§ **Aim**
Retype the records below from their first line through the line holding "anchor=base] (uavt) at", including both ends and no pictures.

[Plotting code records]
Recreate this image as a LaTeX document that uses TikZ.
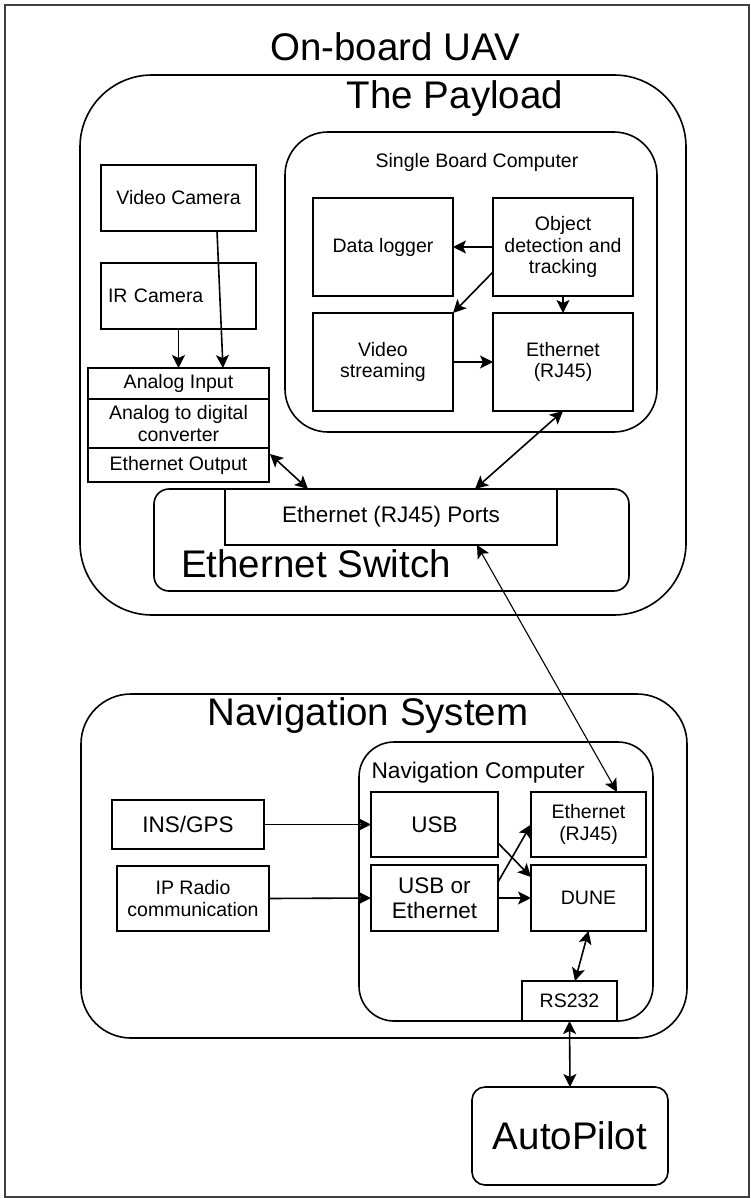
\documentclass[tikz,border=0pt]{standalone}
\usepackage{fontspec}
\setmainfont{Liberation Sans}
\usetikzlibrary{arrows.meta,calc}

\tikzset{
  corners/.style args={#1/#2/#3/#4}{at={({(#1+#3)/2},{(#2+#4)/2})},
    minimum width={#3-#1}, minimum height={#4-#2}},
  box/.style={draw, rectangle, line width=1.6pt, inner sep=0pt, outer sep=0pt,
    align=center, fill=white},
  group/.style={draw, rectangle, line width=1.6pt, inner sep=0pt, outer sep=0pt},
  txs/.style={font=\fontsize{19.5}{21.5}\selectfont, align=center},
  txm/.style={font=\fontsize{22.5}{25}\selectfont, align=center},
  txl/.style={font=\fontsize{38.5}{44}\selectfont},
  link/.style={line width=1.6pt, -{Stealth[length=13pt,width=13pt,inset=3pt]}},
  dlink/.style={line width=1.6pt, {Stealth[length=13pt,width=13pt,inset=3pt]}-{Stealth[length=13pt,width=13pt,inset=3pt]}},
}

\begin{document}
\begin{tikzpicture}[x=1pt,y=-1pt]
\useasboundingbox (0,0) rectangle (751,1198);

% outer frame
\node[group, draw=black!75, line width=2pt, corners=5/5/748.5/1196.5] (uav) {};
\node[txl, anchor=base] (uavt) at (395,61) {On-board UAV};

% ---------------- payload ----------------
\node[group, rounded corners=72pt, corners=80/75/686/615] (pay) {};
\node[txl, anchor=base] (payt) at (455,109) {The Payload};

\node[box, txs, corners=101/165/256/231] (vc) {Video Camera};
\node[box, txs, corners=101/263/256/329, align=left, text width=141pt, inner xsep=7pt] (ir) {IR Camera};

\node[box, txs, corners=88/368/269/399] (ain) {Analog Input};
\node[box, txs, corners=88/399/269/448] (adc) {Analog to digital\\converter};
\node[box, txs, corners=88/448/269/482] (eout) {Ethernet Output};

% single board computer
\node[group, rounded corners=43pt, corners=285/132/657/432] (sbc) {};
\node[txs, anchor=center] (sbct) at (477,162) {Single Board Computer};
\node[box, txs, corners=313/198/453/296] (dl) {Data logger};
\node[box, txs, corners=493/198/633/296] (obj) {Object\\detection and\\tracking};
\node[box, txs, corners=313/313/453/411] (vs) {Video\\streaming};
\node[box, txs, corners=493/313/633/411] (seth) {Ethernet\\(RJ45)};

% ethernet switch
\node[group, rounded corners=15pt, corners=154/489/629/591] (sw) {};
\node[box, txm, corners=225/489/557/545] (ports) {Ethernet (RJ45) Ports};
\node[txl, anchor=center] (swt) at (316,564) {Ethernet Switch};

% ---------------- navigation ----------------
\node[group, rounded corners=50pt, corners=81/694/687/1038] (nav) {};
\node[txl, anchor=center] (navt) at (368,716) {Navigation System};

\node[box, txm, corners=112/800/264/849] (ins) {INS/GPS};
\node[box, txs, corners=117/866/269/931] (ipr) {IP Radio\\communication};

\node[group, rounded corners=35pt, corners=359/742/653/1021] (nc) {};
\node[font=\fontsize{22.7}{25}\selectfont, anchor=west] (nct) at (368,773) {Navigation Computer};
\node[box, txm, corners=371/792/498/857] (usb) {USB};
\node[box, txm, corners=371/865/498/931] (usbe) {USB or\\Ethernet};
\node[box, txs, corners=531/792/646/857] (neth) {Ethernet\\(RJ45)};
\node[box, txs, corners=531/865/646/931] (dune) {DUNE};
\node[box, txs, corners=522/981/617/1021] (rs) {RS232};

% autopilot
\node[box, txl, rounded corners=13pt, corners=472/1087/668/1185] (ap) {AutoPilot};

% ---------------- connectors ----------------
\draw[link] ([xshift=38.5]vc.south) -- ([xshift=44.5]ain.north);
\draw[link] (ir.south) -- (ain.north);
\draw[dlink] ([xshift=1,yshift=-6]eout.north east) -- ([xshift=154]sw.north west);
\draw[dlink] (seth.south) -- ([xshift=250]ports.north west);
\draw[dlink, line width=1.1pt] ([xshift=252]ports.south west) -- ([xshift=86]neth.north west);

\draw[link] (obj.west) -- (dl.east);
\draw[link] ([yshift=-25]obj.west) -- (vs.north east);
\draw[link] (obj.south) -- (seth.north);
\draw[link] (vs.east) -- (seth.west);

\draw[link] (ins.east) -- (usb.west);
\draw[link] (ipr.east) -- (usbe.west);
\draw[link] ([yshift=-18.5]usb.east) -- ([yshift=-12]dune.north west);
\draw[link] ([yshift=16]usbe.east) -- (neth.west);
\draw[link] (usbe.east) -- (dune.west);
\draw[dlink] (dune.south) -- ([xshift=5.5]rs.north);
\draw[dlink] (rs.south) -- (ap.north);
\end{tikzpicture}
\end{document}
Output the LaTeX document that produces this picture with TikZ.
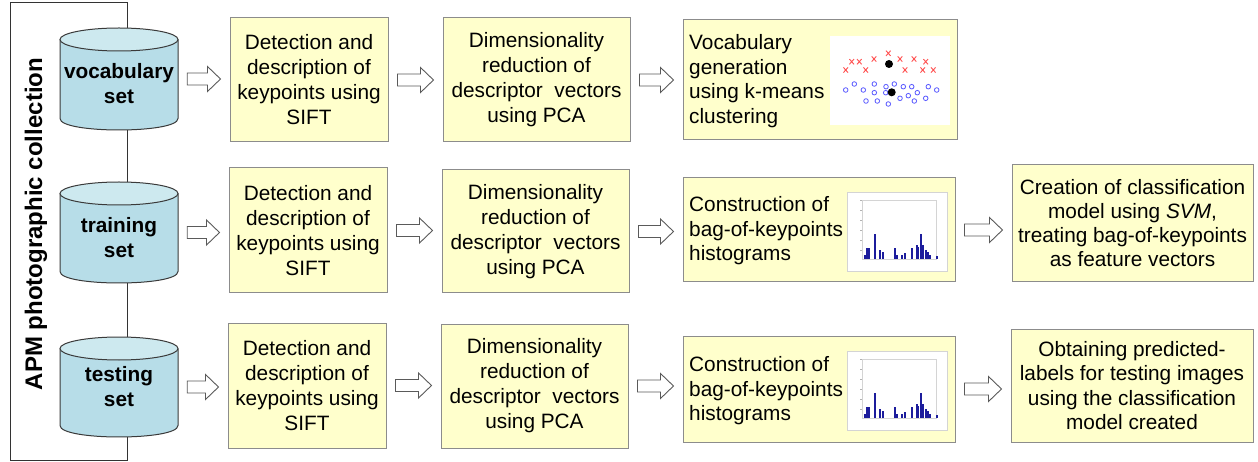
\documentclass[tikz,border=0pt]{standalone}
\usepackage{fontspec}
\setmainfont{Liberation Sans}
\usetikzlibrary{calc}
\definecolor{boxfill}{HTML}{FFFFCC}
\definecolor{boxline}{HTML}{8C8C8C}
\definecolor{cylbody}{HTML}{B7DDE8}
\definecolor{cyltop}{HTML}{CDE9EF}
\definecolor{cylline}{HTML}{3A3A3A}
\definecolor{arrline}{HTML}{5A5A5A}
\definecolor{barblue}{HTML}{1C1C9C}
\definecolor{xred}{HTML}{FF5050}
\definecolor{oblue}{HTML}{5A5AFF}
\definecolor{axisgray}{HTML}{D4D4D4}

\tikzset{
  stepbox/.style={draw=boxline, line width=1pt, fill=boxfill, inner sep=0pt, align=center,
    font=\fontsize{20.8}{25}\selectfont},
  lefttext/.style={inner sep=0pt, align=left, anchor=west, font=\fontsize{20.8}{24.5}\selectfont},
  cyltext/.style={inner sep=0pt, align=center, font=\bfseries\fontsize{20.8}{25}\selectfont},
  cylstroke/.style={draw=cylline, line width=1pt},
  barrow/.style={draw=arrline, fill=white, line width=0.9pt, line join=miter},
  framestyle/.style={draw=black!80, line width=1pt}
}

\newcommand\pbox[6]{\node[stepbox, minimum width=#4pt, minimum height=#5pt] (#1) at (#2,#3) {#6};}

\newcommand\blockarr[2]{%
  \path (#1.east) ++(9,0) coordinate (ba);
  \path (#2.west) ++(-9,0) coordinate (bt);
  \path (bt |- ba) coordinate (bc);
  \draw[barrow] ($(ba)+(0,-6)$) -- ($(bc)+(-13,-6)$) -- ($(bc)+(-13,-12.5)$) -- (bc)
    -- ($(bc)+(-13,12.5)$) -- ($(bc)+(-13,6)$) -- ($(ba)+(0,6)$) -- cycle;}

\newcommand\cylshape[5]{%
  \pgfmathsetmacro\cylT{#2+11.5}%
  \pgfmathsetmacro\cylB{#3-11.5}%
  \pgfmathsetmacro\cylC{#3-11.5+15.33}%
  \fill[cylbody] (60,\cylT) -- (60,\cylB) .. controls (60,\cylC) and (178,\cylC) .. (178,\cylB) -- (178,\cylT) -- cycle;
  \draw[cylstroke] (60,\cylT) -- (60,\cylB) .. controls (60,\cylC) and (178,\cylC) .. (178,\cylB) -- (178,\cylT);
  \draw[cylstroke, fill=cyltop] (119,\cylT) ellipse (59 and 11.5);
  \node[inner sep=0pt, minimum width=118pt, minimum height={#3-#2}] (#1) at (119,{(#2+#3)/2}) {};
  \node[cyltext] (#1t) at (119,#4) {#5};
}

\newcommand\histo{%
  \fill[white] (847,192) rectangle (947,271);
  \draw[axisgray, line width=0.5pt] (847,192) rectangle (947,271);
  \draw[axisgray, line width=0.6pt] (862,200) rectangle (936,259);
  \foreach \ty in {200,210,220,230,240,250}
    \draw[gray!60, line width=0.5pt] (860,\ty) -- (862,\ty);
  \foreach \bx/\by in {865/255, 867.3/248.3, 869.3/248.3, 875/234.3, 880/250, 883.3/251.7,
      895/248.3, 896.5/255, 901.7/255, 905/253.3, 911.7/248.3, 916.7/245, 918.3/246.7,
      921/234.3, 923.3/245, 926/250, 928.3/251.7, 930/255, 936.7/256}
    \fill[barblue] (\bx-1.1,259) rectangle (\bx+1.1,\by);
}

\begin{document}
\begin{tikzpicture}[x=1pt, y=-1pt]
\useasboundingbox (0,0) rectangle (1258,462);
\fill[white] (0,0) rectangle (1258,462);

% collection frame
\draw[framestyle] (10,3) rectangle (127,460);
\node[font=\bfseries\fontsize{24}{28}\selectfont, rotate=90, anchor=base, inner sep=0pt] (apm) at (42,224) {APM photographic collection};

% cylinders
\cylshape{cv}{28}{130}{84}{vocabulary\\set}
\cylshape{ctr}{182}{283}{238}{training\\set}
\cylshape{cte}{337}{437}{387}{testing\\set}

% row 1
\pbox{d1}{309}{80}{158}{124}{Detection and\\description of\\keypoints using\\SIFT}
\pbox{r1}{536.5}{80}{187}{124}{Dimensionality\\reduction of\\descriptor\ \ vectors\\using PCA}
\node[stepbox, minimum width=274pt, minimum height=120pt] (v1) at (820,80) {};
\node[lefttext] (v1t) at (689,81) {Vocabulary\\generation\\using k-means\\clustering};
% scatter picture
\fill[white] (830,36) rectangle (950,125);
\foreach \px/\py in {851.7/61.7, 859.3/61.7, 874/59, 888.3/53.3, 900/59, 914/59, 925.7/61.7,
    845.7/70, 865.7/70, 905/70, 922.7/70, 933.3/70}
  \draw[xred, line width=0.9pt] (\px-2.3,\py-2.6) -- (\px+2.3,\py+2.6) (\px-2.3,\py+2.6) -- (\px+2.3,\py-2.6);
\foreach \px/\py in {845.7/90, 854.3/84, 863.3/90, 874.3/84, 874.3/92.7, 886/86.7, 894.3/84,
    903.3/86.7, 911.7/86.7, 885.7/92.7, 917.3/92.7, 928.3/86.7, 936.7/90,
    866/101, 877.3/101, 888.3/104, 900/98.3, 908.3/95.7, 914.3/101, 925.7/98.3}
  \draw[oblue, line width=0.8pt] (\px,\py) circle (2.3);
\fill[black] (889,64) circle (4);
\fill[black] (891.7,92.3) circle (4);

% row 2
\pbox{d2}{308}{230.5}{158}{125}{Detection and\\description of\\keypoints using\\SIFT}
\pbox{r2}{535.5}{231.5}{187}{123}{Dimensionality\\reduction of\\descriptor\ \ vectors\\using PCA}
\node[stepbox, minimum width=272pt, minimum height=104pt] (c2) at (819,230) {};
\node[lefttext] (c2t) at (689,231) {Construction of\\bag-of-keypoints\\histograms};
\histo
\node[stepbox, minimum width=241pt, minimum height=117pt, font=\fontsize{20.8}{24}\selectfont] (m2) at (1132.5,223.5)
  {Creation of classification\\model using \textit{SVM},\\treating bag-of-keypoints\\as feature vectors};

% row 3
\pbox{d3}{307}{385.5}{158}{125}{Detection and\\description of\\keypoints using\\SIFT}
\pbox{r3}{534.5}{386}{187}{124}{Dimensionality\\reduction of\\descriptor\ \ vectors\\using PCA}
\node[stepbox, minimum width=272pt, minimum height=106pt] (c3) at (819,389) {};
\node[lefttext] (c3t) at (689,391) {Construction of\\bag-of-keypoints\\histograms};
\begin{scope}[shift={(0,159)}]
\histo
\end{scope}
\node[stepbox, minimum width=242pt, minimum height=113pt, font=\fontsize{20.8}{24.5}\selectfont] (p3) at (1132,385.5)
  {Obtaining predicted-\\labels for testing images\\using the classification\\model created};

% block arrows
\blockarr{cv}{d1}
\blockarr{d1}{r1}
\blockarr{r1}{v1}
\blockarr{ctr}{d2}
\blockarr{d2}{r2}
\blockarr{r2}{c2}
\blockarr{c2}{m2}
\blockarr{cte}{d3}
\blockarr{d3}{r3}
\blockarr{r3}{c3}
\blockarr{c3}{p3}
\end{tikzpicture}
\end{document}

§ **Finished exercise**
Recreate this image as a LaTeX document that uses TikZ.
\documentclass[tikz,border=0pt]{standalone}
\usepackage{fontspec}
\setmainfont{Liberation Sans}
\usetikzlibrary{arrows.meta,calc}

\tikzset{
  corners/.style args={#1/#2/#3/#4}{at={({(#1+#3)/2},{(#2+#4)/2})},
    minimum width={#3-#1}, minimum height={#4-#2}},
  box/.style={draw, rectangle, line width=1.6pt, inner sep=0pt, outer sep=0pt,
    align=center, fill=white},
  group/.style={draw, rectangle, line width=1.6pt, inner sep=0pt, outer sep=0pt},
  txs/.style={font=\fontsize{19.5}{21.5}\selectfont, align=center},
  txm/.style={font=\fontsize{22.5}{25}\selectfont, align=center},
  txl/.style={font=\fontsize{38.5}{44}\selectfont},
  link/.style={line width=1.6pt, -{Stealth[length=13pt,width=13pt,inset=3pt]}},
  dlink/.style={line width=1.6pt, {Stealth[length=13pt,width=13pt,inset=3pt]}-{Stealth[length=13pt,width=13pt,inset=3pt]}},
}

\begin{document}
\begin{tikzpicture}[x=1pt,y=-1pt]
\useasboundingbox (0,0) rectangle (751,1198);

% outer frame
\node[group, draw=black!75, line width=2pt, corners=5/5/748.5/1196.5] (uav) {};
\node[txl, anchor=base] (uavt) at (395,61) {On-board UAV};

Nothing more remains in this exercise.